Task to carry out:
Each line containing the word "chart" must be reported.

:: Recorded data ::

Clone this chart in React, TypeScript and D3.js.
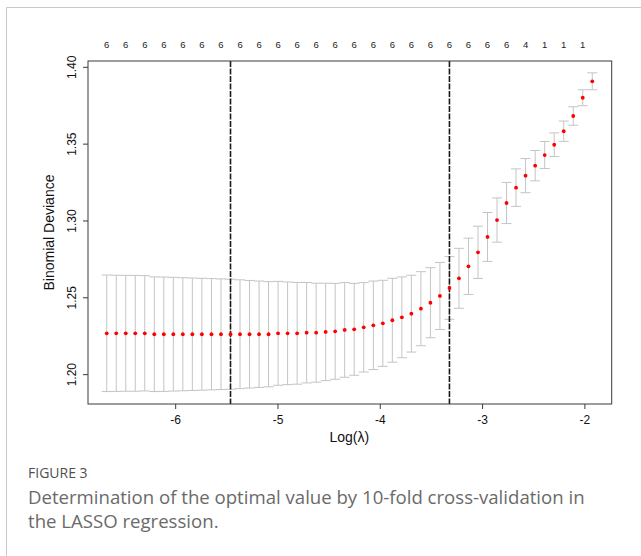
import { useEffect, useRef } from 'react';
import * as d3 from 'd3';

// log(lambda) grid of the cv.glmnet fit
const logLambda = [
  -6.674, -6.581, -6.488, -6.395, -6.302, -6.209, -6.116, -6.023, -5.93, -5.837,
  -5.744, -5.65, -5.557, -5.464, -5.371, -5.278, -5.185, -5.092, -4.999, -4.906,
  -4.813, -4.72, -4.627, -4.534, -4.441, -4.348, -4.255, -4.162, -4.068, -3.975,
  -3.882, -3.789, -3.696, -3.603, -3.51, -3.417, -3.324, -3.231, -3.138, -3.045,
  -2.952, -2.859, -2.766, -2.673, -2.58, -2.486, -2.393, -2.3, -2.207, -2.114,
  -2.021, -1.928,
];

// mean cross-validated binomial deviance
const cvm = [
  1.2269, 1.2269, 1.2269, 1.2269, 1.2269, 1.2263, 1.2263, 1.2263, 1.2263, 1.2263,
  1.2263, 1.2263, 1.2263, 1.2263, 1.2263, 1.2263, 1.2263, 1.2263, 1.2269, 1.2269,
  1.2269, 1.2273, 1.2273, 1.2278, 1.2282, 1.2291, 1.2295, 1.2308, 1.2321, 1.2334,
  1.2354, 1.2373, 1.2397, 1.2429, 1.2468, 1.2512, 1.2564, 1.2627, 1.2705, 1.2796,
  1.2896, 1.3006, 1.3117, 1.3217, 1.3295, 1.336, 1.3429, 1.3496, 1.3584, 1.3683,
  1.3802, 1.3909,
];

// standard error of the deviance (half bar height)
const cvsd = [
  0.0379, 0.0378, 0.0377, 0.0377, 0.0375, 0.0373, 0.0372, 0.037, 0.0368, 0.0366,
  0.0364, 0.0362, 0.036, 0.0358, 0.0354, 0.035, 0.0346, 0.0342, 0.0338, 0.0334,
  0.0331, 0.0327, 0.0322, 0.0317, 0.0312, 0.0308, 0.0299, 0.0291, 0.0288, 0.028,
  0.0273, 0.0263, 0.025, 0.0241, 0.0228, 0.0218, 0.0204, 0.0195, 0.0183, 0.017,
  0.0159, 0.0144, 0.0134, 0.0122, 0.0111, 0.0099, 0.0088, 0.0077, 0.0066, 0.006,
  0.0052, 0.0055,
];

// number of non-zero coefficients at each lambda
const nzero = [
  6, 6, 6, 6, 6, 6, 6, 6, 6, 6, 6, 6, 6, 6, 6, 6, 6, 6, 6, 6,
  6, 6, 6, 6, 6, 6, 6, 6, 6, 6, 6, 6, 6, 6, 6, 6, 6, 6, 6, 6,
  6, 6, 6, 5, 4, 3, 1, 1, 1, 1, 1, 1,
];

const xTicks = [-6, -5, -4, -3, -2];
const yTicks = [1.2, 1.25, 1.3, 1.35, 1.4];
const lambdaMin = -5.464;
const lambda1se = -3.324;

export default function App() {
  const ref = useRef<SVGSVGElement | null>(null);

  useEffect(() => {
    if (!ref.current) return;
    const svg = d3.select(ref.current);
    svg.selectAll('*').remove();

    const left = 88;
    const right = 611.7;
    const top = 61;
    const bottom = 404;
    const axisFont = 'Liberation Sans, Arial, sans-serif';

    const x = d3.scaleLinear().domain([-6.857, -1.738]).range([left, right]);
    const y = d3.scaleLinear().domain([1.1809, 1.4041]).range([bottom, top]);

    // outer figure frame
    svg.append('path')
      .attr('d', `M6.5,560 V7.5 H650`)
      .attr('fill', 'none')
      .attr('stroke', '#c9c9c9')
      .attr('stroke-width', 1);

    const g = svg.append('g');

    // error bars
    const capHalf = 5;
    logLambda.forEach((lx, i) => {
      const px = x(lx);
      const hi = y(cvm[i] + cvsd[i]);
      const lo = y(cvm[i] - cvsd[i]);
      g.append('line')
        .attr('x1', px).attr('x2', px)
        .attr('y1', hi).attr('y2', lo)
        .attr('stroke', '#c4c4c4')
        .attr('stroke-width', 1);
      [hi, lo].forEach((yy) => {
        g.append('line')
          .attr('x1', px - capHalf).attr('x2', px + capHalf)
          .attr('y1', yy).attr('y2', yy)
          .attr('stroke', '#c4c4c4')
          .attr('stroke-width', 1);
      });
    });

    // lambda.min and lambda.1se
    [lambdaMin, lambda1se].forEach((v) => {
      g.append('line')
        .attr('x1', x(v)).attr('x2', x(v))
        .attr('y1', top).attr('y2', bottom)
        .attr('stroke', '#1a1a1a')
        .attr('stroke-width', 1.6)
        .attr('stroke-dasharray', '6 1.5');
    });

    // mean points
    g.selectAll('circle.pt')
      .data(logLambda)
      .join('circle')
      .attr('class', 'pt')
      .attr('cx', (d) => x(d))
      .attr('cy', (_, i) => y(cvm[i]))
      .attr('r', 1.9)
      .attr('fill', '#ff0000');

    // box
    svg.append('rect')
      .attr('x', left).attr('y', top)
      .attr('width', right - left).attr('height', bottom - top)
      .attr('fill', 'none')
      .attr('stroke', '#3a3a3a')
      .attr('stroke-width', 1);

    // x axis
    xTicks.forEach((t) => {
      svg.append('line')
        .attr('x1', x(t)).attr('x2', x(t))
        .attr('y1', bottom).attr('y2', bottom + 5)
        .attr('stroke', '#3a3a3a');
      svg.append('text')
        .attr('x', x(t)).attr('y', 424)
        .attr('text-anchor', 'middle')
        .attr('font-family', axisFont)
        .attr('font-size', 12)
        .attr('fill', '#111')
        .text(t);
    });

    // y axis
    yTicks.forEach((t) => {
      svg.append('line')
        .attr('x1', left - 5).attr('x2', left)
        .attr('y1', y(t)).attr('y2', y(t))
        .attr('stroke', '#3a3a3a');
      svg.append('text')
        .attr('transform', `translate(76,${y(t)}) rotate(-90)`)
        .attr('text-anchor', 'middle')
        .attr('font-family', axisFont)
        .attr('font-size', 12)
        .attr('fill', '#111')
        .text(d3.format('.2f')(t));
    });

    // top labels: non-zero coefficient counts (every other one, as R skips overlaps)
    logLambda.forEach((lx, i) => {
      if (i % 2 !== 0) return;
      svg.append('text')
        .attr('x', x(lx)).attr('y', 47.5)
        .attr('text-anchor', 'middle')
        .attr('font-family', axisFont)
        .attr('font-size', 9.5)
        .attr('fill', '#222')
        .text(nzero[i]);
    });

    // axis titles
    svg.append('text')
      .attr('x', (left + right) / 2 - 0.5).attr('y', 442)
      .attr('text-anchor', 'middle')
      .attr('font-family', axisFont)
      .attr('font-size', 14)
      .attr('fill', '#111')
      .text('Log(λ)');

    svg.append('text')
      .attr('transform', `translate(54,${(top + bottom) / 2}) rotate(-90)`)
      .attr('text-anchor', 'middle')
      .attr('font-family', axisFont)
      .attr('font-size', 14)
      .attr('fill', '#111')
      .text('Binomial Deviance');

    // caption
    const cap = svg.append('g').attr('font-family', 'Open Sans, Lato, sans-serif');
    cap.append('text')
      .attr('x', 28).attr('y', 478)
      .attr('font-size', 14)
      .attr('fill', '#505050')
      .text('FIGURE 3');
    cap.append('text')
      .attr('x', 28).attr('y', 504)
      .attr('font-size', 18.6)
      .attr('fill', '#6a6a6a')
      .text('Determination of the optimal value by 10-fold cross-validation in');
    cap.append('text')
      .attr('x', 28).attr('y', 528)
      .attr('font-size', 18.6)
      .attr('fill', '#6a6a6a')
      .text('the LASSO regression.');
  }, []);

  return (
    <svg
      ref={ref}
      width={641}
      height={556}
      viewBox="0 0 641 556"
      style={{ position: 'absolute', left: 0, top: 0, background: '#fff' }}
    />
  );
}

:::
:: Recorded data ::

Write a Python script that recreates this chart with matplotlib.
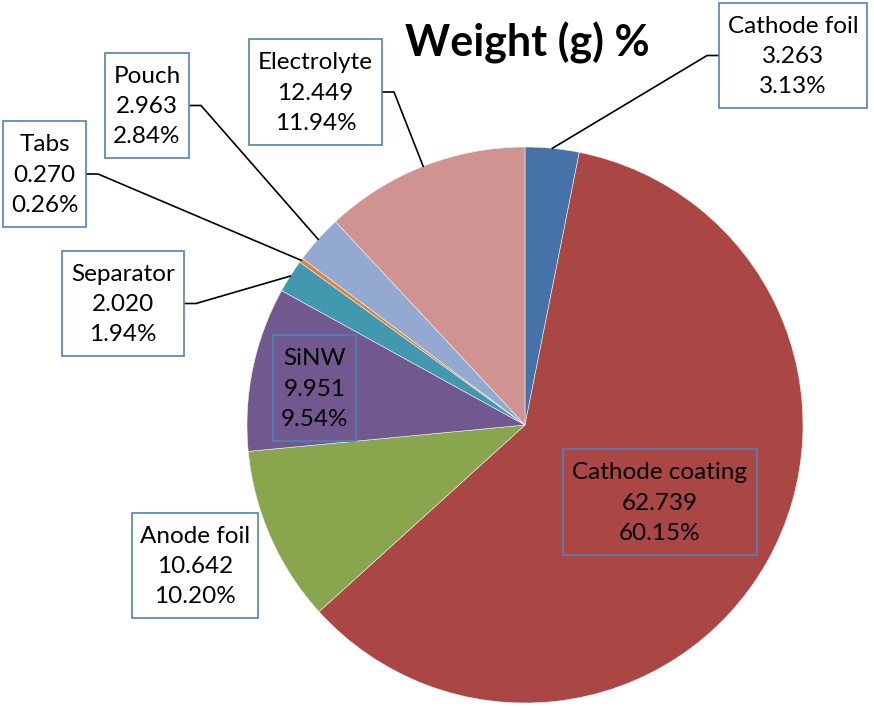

:::

Finished task:
Clone this chart in React, TypeScript and D3.js.
Write a Python script that recreates this chart with matplotlib.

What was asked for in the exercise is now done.